Investment: Major investors (typically $100,000+ USD in Colombian real estate or business) can qualify for the R visa after maintaining their investment for 5 years on an M visa.
Pension/retirement: Retirees on the Pensionado M visa can apply after 5 continuous years of residence, the same as other M visa holders — there is no shorter pensionado fast track. See our Colombia pensionado visa guide for the income and document requirements.
Costs and Processing Time
The Colombia visa fee is two-part and USD-pegged but paid in COP, and it is reset annually (check the Cancillería website for current rates): a study fee of roughly $52–55 USD, plus an issuance fee of about $400 USD for the Visa R that is charged only if your application is approved. If approved, the cédula de extranjería issuance costs an additional $75–100 USD. The study period runs up to 30 calendar days for the visa decision, with the e-visa then issued within up to 10 business days (clean files often clear in about 5 business days), plus another 1–2 weeks for the cédula.

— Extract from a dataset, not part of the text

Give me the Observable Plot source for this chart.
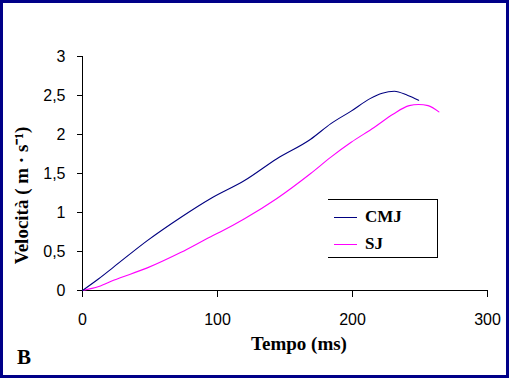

R Visa vs. M Visa — Why Upgrade?
The R visa is indefinite — it has no expiry date, so unlike most M visas (which run 1–3 years and must be renewed) you never reapply for the visa itself; only the cédula de extranjería is renewed every 5 years. It also puts you on the path to Colombian citizenship. It gives you more flexibility — you can leave Colombia for extended periods without losing your status, and you don't need to prove income or investment for renewals. The main benefit is stability: no more periodic visa renewals and the peace of mind that comes with permanent residency.
Life After the R Visa — Path to Citizenship
Once you have the R visa, you can settle in for the long term and start counting toward citizenship. You become eligible to apply for naturalization after 5 continuous years of permanent residency (reduced to 2 years if you are married to, or the parent of, a Colombian national) — confirm current rules with an immigration attorney. As you put down roots, it helps to find long-term housing and expat services in your chosen city. The process requires a Spanish language interview, basic knowledge of Colombian geography, history, and the constitution, and a clean criminal record. Dual citizenship is allowed — Colombia won't ask you to give up your original passport.
The citizenship application costs approximately 800,000–1,200,000 COP ($200–300) and processing takes 6–12 months. A Colombian passport gives you visa-free access to 134 countries including the entire Schengen zone, the UK, and most of Latin America. It also gives you the right to vote, own certain types of property without restrictions, and access government programs. Many long-term expats pursue it even if they plan to maintain their original citizenship — the extra passport is invaluable for travel.